WRITTEN PROBLEM
Do not copy the pictures; transcribe all other material exactly.

↓↓↓

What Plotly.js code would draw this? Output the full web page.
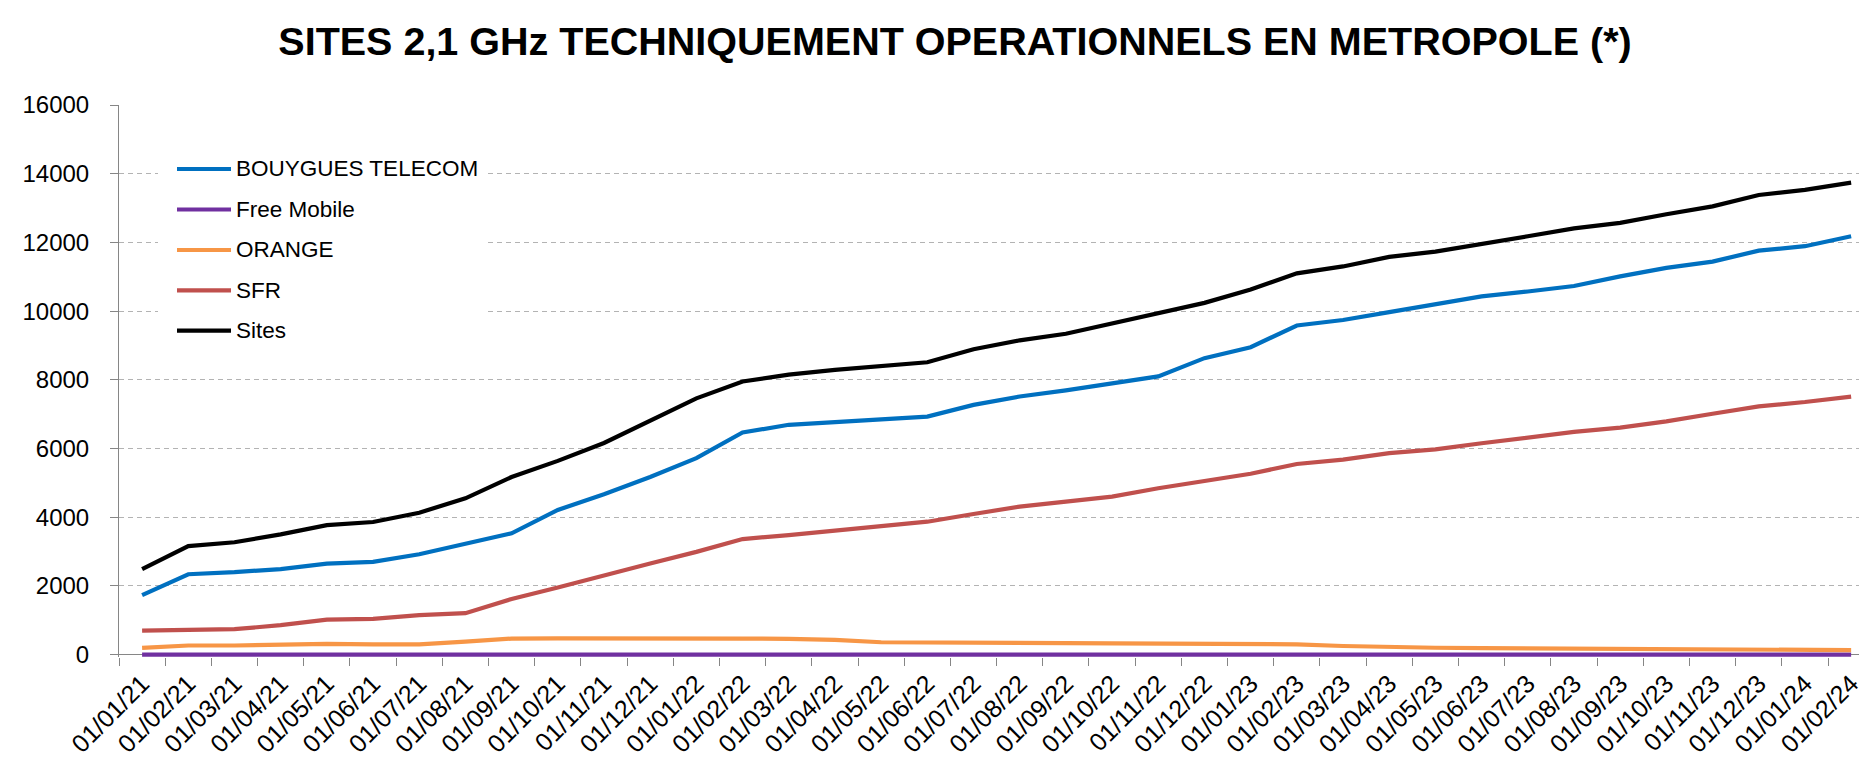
<!DOCTYPE html>
<html>
<head>
<meta charset="utf-8">
<script src="https://cdn.plot.ly/plotly-3.0.1.min.js"></script>
<style>
  html, body { margin: 0; padding: 0; background: #ffffff; }
  #chart { width: 1859px; height: 758px; }
</style>
</head>
<body>
<div id="chart"></div>
<script>
// ---- Data ----
const dates = [
  "01/01/21","01/02/21","01/03/21","01/04/21","01/05/21","01/06/21","01/07/21","01/08/21",
  "01/09/21","01/10/21","01/11/21","01/12/21","01/01/22","01/02/22","01/03/22","01/04/22",
  "01/05/22","01/06/22","01/07/22","01/08/22","01/09/22","01/10/22","01/11/22","01/12/22",
  "01/01/23","01/02/23","01/03/23","01/04/23","01/05/23","01/06/23","01/07/23","01/08/23",
  "01/09/23","01/10/23","01/11/23","01/12/23","01/01/24","01/02/24"
];

const bouygues = [1730,2340,2400,2490,2650,2700,2920,3210,3530,4210,4670,5170,5720,6465,6690,6770,
  6835,6930,7270,7515,7690,7900,8100,8630,8950,9580,9740,9970,10190,10430,10570,10730,
  11010,11260,11440,11760,11890,12180];

const freeMobile = [0,0,0,0,0,0,0,0,0,0,0,0,0,0,0,0,0,0,0,0,0,0,0,0,0,0,0,0,0,0,0,0,0,0,0,0,0,0];

const orange = [195,265,265,300,310,300,300,380,465,475,465,460,470,465,460,430,
  360,360,345,335,335,325,320,310,300,300,250,210,200,190,180,170,
  160,150,145,140,135,130];

const sfr = [700,710,740,856,1020,1040,1150,1205,1620,1954,2314,2650,2990,3364,3480,3607,
  3743,3869,4093,4307,4453,4599,4842,5060,5265,5549,5676,5867,5973,6154,6313,6483,
  6610,6790,7013,7225,7353,7512];

const sites = [2490,3160,3270,3500,3770,3860,4130,4550,5170,5640,6160,6810,7460,7950,8150,8290,
  8390,8510,8890,9150,9340,9650,9950,10240,10630,11100,11300,11580,11730,11970,12180,12410,
  12570,12820,13050,13380,13530,13740];

const seriesNames = ["BOUYGUES TELECOM", "Free Mobile", "ORANGE", "SFR", "Sites"];
const seriesValues = [bouygues, freeMobile, orange, sfr, sites];
const seriesColors = ["#0070C0", "#7030A0", "#F79646", "#C0504D", "#000000"];

const titleText = "SITES 2,1 GHz TECHNIQUEMENT OPERATIONNELS EN METROPOLE (*)";

// ---- Layout geometry ----
const W = 1859, H = 758;
const mL = 119, mR = 0, mT = 105, mB = 101;
const plotW = W - mL - mR, plotH = H - mT - mB;
const FONT = "Liberation Sans, Arial, sans-serif";
const LW = 4.2;

const traces = seriesNames.map((name, k) => ({
  type: "scatter",
  mode: "lines",
  name: name,
  x: dates,
  y: seriesValues[k],
  line: { color: seriesColors[k], width: LW },
  showlegend: false,
  hoverinfo: "x+y+name"
}));

// manual legend (pixel positions converted to paper coords)
const px2x = px => (px - mL) / plotW;
const py2y = py => (H - mB - py) / plotH;
const shapes = [{
  type: "rect", xref: "paper", yref: "paper", layer: "above",
  x0: px2x(158), x1: px2x(487), y0: py2y(365), y1: py2y(130),
  fillcolor: "#ffffff", line: { width: 0 }
}];
const annotations = [];
const rowY = [169, 209.5, 250, 290.3, 330.7];
seriesNames.forEach((name, k) => {
  shapes.push({
    type: "line", xref: "paper", yref: "paper", layer: "above",
    x0: px2x(177), x1: px2x(231), y0: py2y(rowY[k]), y1: py2y(rowY[k]),
    line: { color: seriesColors[k], width: LW }
  });
  annotations.push({
    xref: "paper", yref: "paper", x: px2x(234), y: py2y(rowY[k]),
    xanchor: "left", yanchor: "middle", showarrow: false,
    text: name, font: { family: FONT, size: 22.5, color: "#000000" }
  });
});

const layout = {
  width: W, height: H,
  paper_bgcolor: "#ffffff", plot_bgcolor: "#ffffff",
  margin: { l: mL, r: mR, t: mT, b: mB, pad: 0 },
  title: {
    text: "<b>" + titleText + "</b>",
    x: 955 / W, xanchor: "center", xref: "container",
    y: 1 - 41 / H, yanchor: "middle", yref: "container",
    font: { family: FONT, size: 39.5, color: "#000000" }
  },
  showlegend: false,
  xaxis: {
    type: "category",
    range: [-0.5, -0.5 + plotW / 46.19],
    tickson: "boundaries",
    ticks: "outside", ticklen: 8, tickcolor: "#868686", tickwidth: 1,
    showgrid: false, showline: false, zeroline: false,
    tickangle: -45,
    tickfont: { family: FONT, size: 25, color: "#000000" },
    ticklabelstandoff: 6,
    automargin: false,
    fixedrange: true
  },
  yaxis: {
    range: [-70, 16000],
    tick0: 0, dtick: 2000,
    tickformat: "d",
    showgrid: true, gridcolor: "#B3B3B3", gridwidth: 1, griddash: "5px,4px",
    showline: true, linecolor: "#868686", linewidth: 1,
    zeroline: true, zerolinecolor: "#868686", zerolinewidth: 1,
    ticks: "outside", ticklen: 8, tickcolor: "#868686", tickwidth: 1,
    tickfont: { family: FONT, size: 24, color: "#000000" },
    ticklabelstandoff: 16,
    automargin: false,
    fixedrange: true
  },
  shapes: shapes,
  annotations: annotations
};

Plotly.newPlot("chart", traces, layout, { displayModeBar: false, staticPlot: true });
</script>
</body>
</html>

↑↑↑

THE RESULT
What Plotly.js code would draw this? Output the full web page.
<!DOCTYPE html>
<html>
<head>
<meta charset="utf-8">
<script src="https://cdn.plot.ly/plotly-3.0.1.min.js"></script>
<style>
  html, body { margin: 0; padding: 0; background: #ffffff; }
  #chart { width: 1859px; height: 758px; }
</style>
</head>
<body>
<div id="chart"></div>
<script>
// ---- Data ----
const dates = [
  "01/01/21","01/02/21","01/03/21","01/04/21","01/05/21","01/06/21","01/07/21","01/08/21",
  "01/09/21","01/10/21","01/11/21","01/12/21","01/01/22","01/02/22","01/03/22","01/04/22",
  "01/05/22","01/06/22","01/07/22","01/08/22","01/09/22","01/10/22","01/11/22","01/12/22",
  "01/01/23","01/02/23","01/03/23","01/04/23","01/05/23","01/06/23","01/07/23","01/08/23",
  "01/09/23","01/10/23","01/11/23","01/12/23","01/01/24","01/02/24"
];

const bouygues = [1730,2340,2400,2490,2650,2700,2920,3210,3530,4210,4670,5170,5720,6465,6690,6770,
  6835,6930,7270,7515,7690,7900,8100,8630,8950,9580,9740,9970,10190,10430,10570,10730,
  11010,11260,11440,11760,11890,12180];

const freeMobile = [0,0,0,0,0,0,0,0,0,0,0,0,0,0,0,0,0,0,0,0,0,0,0,0,0,0,0,0,0,0,0,0,0,0,0,0,0,0];

const orange = [195,265,265,300,310,300,300,380,465,475,465,460,470,465,460,430,
  360,360,345,335,335,325,320,310,300,300,250,210,200,190,180,170,
  160,150,145,140,135,130];

const sfr = [700,710,740,856,1020,1040,1150,1205,1620,1954,2314,2650,2990,3364,3480,3607,
  3743,3869,4093,4307,4453,4599,4842,5060,5265,5549,5676,5867,5973,6154,6313,6483,
  6610,6790,7013,7225,7353,7512];

const sites = [2490,3160,3270,3500,3770,3860,4130,4550,5170,5640,6160,6810,7460,7950,8150,8290,
  8390,8510,8890,9150,9340,9650,9950,10240,10630,11100,11300,11580,11730,11970,12180,12410,
  12570,12820,13050,13380,13530,13740];

const seriesNames = ["BOUYGUES TELECOM", "Free Mobile", "ORANGE", "SFR", "Sites"];
const seriesValues = [bouygues, freeMobile, orange, sfr, sites];
const seriesColors = ["#0070C0", "#7030A0", "#F79646", "#C0504D", "#000000"];

const titleText = "SITES 2,1 GHz TECHNIQUEMENT OPERATIONNELS EN METROPOLE (*)";

// ---- Layout geometry ----
const W = 1859, H = 758;
const mL = 119, mR = 0, mT = 105, mB = 101;
const plotW = W - mL - mR, plotH = H - mT - mB;
const FONT = "Liberation Sans, Arial, sans-serif";
const LW = 4.2;

const traces = seriesNames.map((name, k) => ({
  type: "scatter",
  mode: "lines",
  name: name,
  x: dates,
  y: seriesValues[k],
  line: { color: seriesColors[k], width: LW },
  showlegend: false,
  hoverinfo: "x+y+name"
}));

// manual legend (pixel positions converted to paper coords)
const px2x = px => (px - mL) / plotW;
const py2y = py => (H - mB - py) / plotH;
const shapes = [{
  type: "rect", xref: "paper", yref: "paper", layer: "above",
  x0: px2x(158), x1: px2x(487), y0: py2y(365), y1: py2y(130),
  fillcolor: "#ffffff", line: { width: 0 }
}];
const annotations = [];
const rowY = [169, 209.5, 250, 290.3, 330.7];
seriesNames.forEach((name, k) => {
  shapes.push({
    type: "line", xref: "paper", yref: "paper", layer: "above",
    x0: px2x(177), x1: px2x(231), y0: py2y(rowY[k]), y1: py2y(rowY[k]),
    line: { color: seriesColors[k], width: LW }
  });
  annotations.push({
    xref: "paper", yref: "paper", x: px2x(234), y: py2y(rowY[k]),
    xanchor: "left", yanchor: "middle", showarrow: false,
    text: name, font: { family: FONT, size: 22.5, color: "#000000" }
  });
});

const layout = {
  width: W, height: H,
  paper_bgcolor: "#ffffff", plot_bgcolor: "#ffffff",
  margin: { l: mL, r: mR, t: mT, b: mB, pad: 0 },
  title: {
    text: "<b>" + titleText + "</b>",
    x: 955 / W, xanchor: "center", xref: "container",
    y: 1 - 41 / H, yanchor: "middle", yref: "container",
    font: { family: FONT, size: 39.5, color: "#000000" }
  },
  showlegend: false,
  xaxis: {
    type: "category",
    range: [-0.5, -0.5 + plotW / 46.19],
    tickson: "boundaries",
    ticks: "outside", ticklen: 8, tickcolor: "#868686", tickwidth: 1,
    showgrid: false, showline: false, zeroline: false,
    tickangle: -45,
    tickfont: { family: FONT, size: 25, color: "#000000" },
    ticklabelstandoff: 6,
    automargin: false,
    fixedrange: true
  },
  yaxis: {
    range: [-70, 16000],
    tick0: 0, dtick: 2000,
    tickformat: "d",
    showgrid: true, gridcolor: "#B3B3B3", gridwidth: 1, griddash: "5px,4px",
    showline: true, linecolor: "#868686", linewidth: 1,
    zeroline: true, zerolinecolor: "#868686", zerolinewidth: 1,
    ticks: "outside", ticklen: 8, tickcolor: "#868686", tickwidth: 1,
    tickfont: { family: FONT, size: 24, color: "#000000" },
    ticklabelstandoff: 16,
    automargin: false,
    fixedrange: true
  },
  shapes: shapes,
  annotations: annotations
};

Plotly.newPlot("chart", traces, layout, { displayModeBar: false, staticPlot: true });
</script>
</body>
</html>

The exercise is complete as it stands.